Out-Law / Your Daily Need-To-Know

More than one in three NHS trusts in Britain have been the subject of a so-called 'ransomware' attack in the last 18 months, according to new data.

A freedom of information (FOI) request by IT service provider RES found that 88 NHS trusts out of 260 across England, Scotland and Wales had experienced a ransomware attack during the period. More than half (57%) of NHS trusts in Scotland were attacked by ransomware, RES said.

Ransomware is a type of cyber attack that sees hackers install malicious software on to computer systems that prevent organisations carrying out everyday operations or accessing data or other assets. Organisations are prompted to make a payment to the hackers to bring about an end to the attack. 
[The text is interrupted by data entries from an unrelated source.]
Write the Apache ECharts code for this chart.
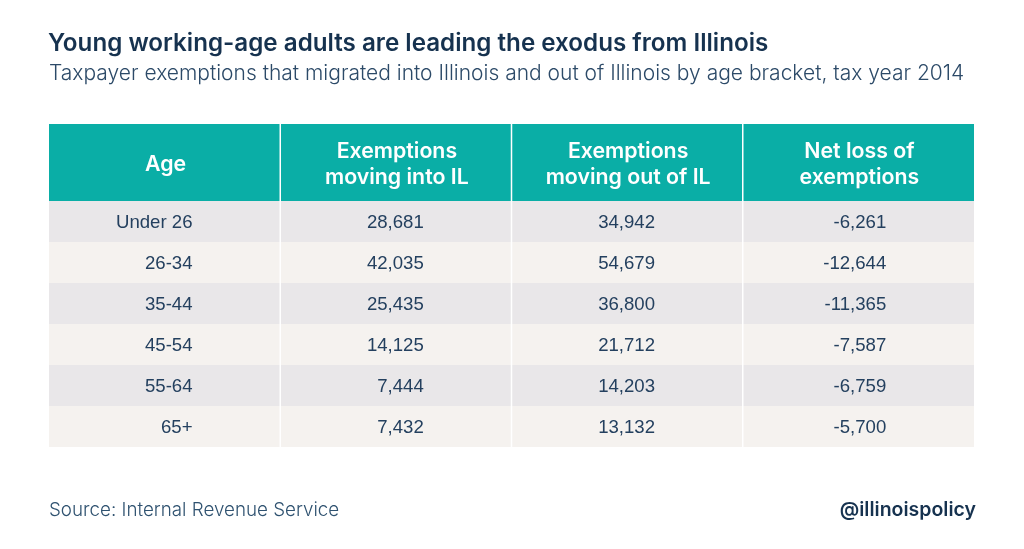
<!DOCTYPE html>
<html>
<head>
<meta charset="utf-8">
<style>html,body{margin:0;background:#fff}#chart{width:1024px;height:549px}</style>
<script src="https://cdn.jsdelivr.net/npm/echarts@6/dist/echarts.min.js"></script>
</head>
<body>
<div id="chart"></div>
<script>
const headers = ['Age', 'Exemptions\nmoving into IL', 'Exemptions\nmoving out of IL', 'Net loss of\nexemptions'];
const ages = ['Under 26', '26-34', '35-44', '45-54', '55-64', '65+'];
const movingIn = [28681, 42035, 25435, 14125, 7444, 7432];
const movingOut = [34942, 54679, 36800, 21712, 14203, 13132];
const netLoss = [-6261, -12644, -11365, -7587, -6759, -5700];

const columns = [0, 1, 2, 3];
const fmt = v => v.toLocaleString('en-US');
const font = 'Inter, "Liberation Sans", sans-serif';
const bodyFont = '"Liberation Sans", sans-serif';

const headerData = headers.map((h, i) => [i, 0, h]);
const bodyData = [];
ages.forEach((a, r) => {
  bodyData.push([0, r, a]);
  bodyData.push([1, r, fmt(movingIn[r])]);
  bodyData.push([2, r, fmt(movingOut[r])]);
  bodyData.push([3, r, fmt(netLoss[r])]);
});

// cell = rect + text, placed through the axes
function cell(params, api, fill, textStyle, textX, textDy) {
  const col = api.value(0), row = api.value(1);
  const c = api.coord([col, row]);
  const s = api.size([1, 1]);
  const left = c[0] - s[0] / 2, top = c[1] - s[1] / 2;
  // white separator straddles the column boundary
  const x0 = col > 0 ? left + 0.75 : left;
  const x1 = col < 3 ? left + s[0] - 0.75 : left + s[0];
  return {
    type: 'group',
    children: [
      { type: 'rect', shape: { x: x0, y: top, width: x1 - x0, height: s[1] }, style: { fill: fill } },
      { type: 'text', style: Object.assign({ x: textX(left, s[0]), y: c[1] + textDy, text: api.value(2), verticalAlign: 'middle' }, textStyle) }
    ]
  };
}

const chart = echarts.init(document.getElementById('chart'), null, { renderer: 'canvas' });
chart.setOption({
  animation: false,
  backgroundColor: '#fff',
  title: [
    { text: 'Young working-age adults are leading the exodus from Illinois', left: 48, top: 32, padding: 0,
      textStyle: { fontFamily: font, fontSize: 24.2, fontWeight: 600, color: '#16324f' } },
    { text: 'Taxpayer exemptions that migrated into Illinois and out of Illinois by age bracket, tax year 2014', left: 49, top: 63, padding: 0,
      textStyle: { fontFamily: font, fontSize: 21, fontWeight: 300, color: '#2c4a68' } },
    { text: 'Source: Internal Revenue Service', left: 49, top: 501, padding: 0,
      textStyle: { fontFamily: font, fontSize: 18.8, fontWeight: 300, color: '#2f5270' } },
    { text: '@illinoispolicy', right: 48, top: 500, padding: 0,
      textStyle: { fontFamily: font, fontSize: 19.5, fontWeight: 600, color: '#16324f' } }
  ],
  grid: [
    { left: 49, top: 124, width: 925, height: 77 },
    { left: 49, top: 201, width: 925, height: 246 }
  ],
  xAxis: [
    { gridIndex: 0, type: 'category', data: columns, show: false },
    { gridIndex: 1, type: 'category', data: columns, show: false }
  ],
  yAxis: [
    { gridIndex: 0, type: 'category', data: ['header'], show: false },
    { gridIndex: 1, type: 'category', data: ages, inverse: true, show: false }
  ],
  series: [
    {
      type: 'custom', xAxisIndex: 0, yAxisIndex: 0, data: headerData, clip: false,
      renderItem: (params, api) => cell(params, api, '#0aaea6',
        { fill: '#fff', fontFamily: font, fontSize: 21.3, fontWeight: 600, align: 'center', lineHeight: 26 },
        (left, w) => left + w / 2 + 1, 2)
    },
    {
      type: 'custom', xAxisIndex: 1, yAxisIndex: 1, data: bodyData, clip: false,
      renderItem: (params, api) => cell(params, api, api.value(1) % 2 ? '#f5f2ef' : '#e9e7e9',
        { fill: '#24405f', fontFamily: bodyFont, fontSize: 18.6, align: 'right' },
        (left) => left + 143.5, 1)
    }
  ]
});
</script>
</body>
</html>
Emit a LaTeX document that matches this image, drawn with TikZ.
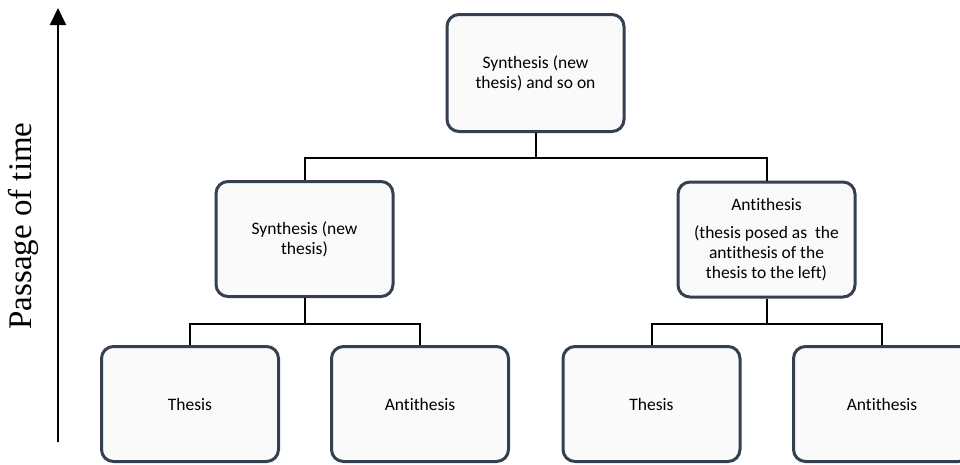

Jason Allaway, vice president of UK & Ireland at RES, said health bodies are "a prime target for attackers due to the nature of the data they hold".
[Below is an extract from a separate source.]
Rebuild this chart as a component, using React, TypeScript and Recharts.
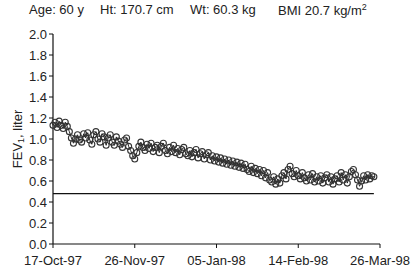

Allaway said: "Rather than the purely monetary value of data from many businesses and other sectors, healthcare has long been a top target for ransomware attacks as access to the data they hold can literally be the difference between life or death. Hackers know the hospital will have to pay or risk patients’ wellbeing."
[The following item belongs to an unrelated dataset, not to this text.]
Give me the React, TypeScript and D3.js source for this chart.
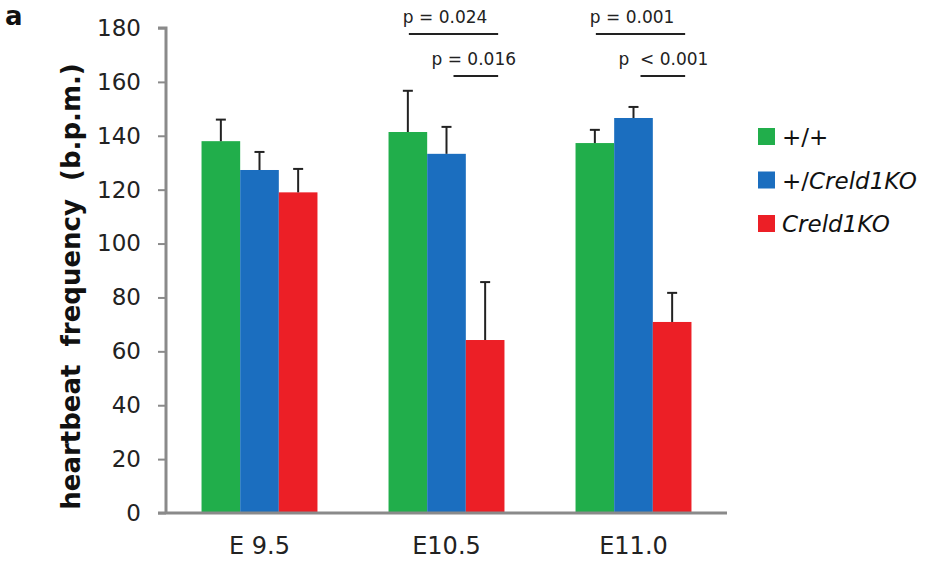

Cyber risk specialist Philip Kemp of Pinsent Masons, the law firm behind Out-Law.com, late last year said that new informal guidance to businesses on preventing ransomware attacks, issued at the time by the UK's Information Commissioner's Office (ICO), should serve as a catalyst to organisations to consider how they might best mitigate against the increasing risk of ransomware attacks.

Kemp said: "The ICO's guidance offers practical tips that provide a valuable starting point for any organisation turning to the risks of ransomware. One of the key messages to take away from that guidance is the risk that even if a ransomware payment is made decryption may not be successful, which can mean that back-ups take on fundamental importance for business continuity." 

"Sophisticated ransomware attacks are capable of encrypting not only a single computer or server, but also any networked devices. Where a back-up is stored on a networked device that back-up may also be vulnerable to encryption. In a worst case scenario ransomware attackers could not only compromise an entire business network and lock staff out of accessing data, but also lock out any back-up stored on a network device," he said.

Kemp said there are simple steps that organisations can take to mitigate the impact of such an attack, such as "segmenting networks or limiting user privileges to ensure that certain user accounts are not capable of running executable files on networked devices".

"It is also important that, where possible, businesses operate distinct, offline, offsite back-up systems to their live environment," he said. "This can ensure that even if the main system is compromised in a ransomware attack, the business can restore access operations and data from a back-up untouched by any ransomware."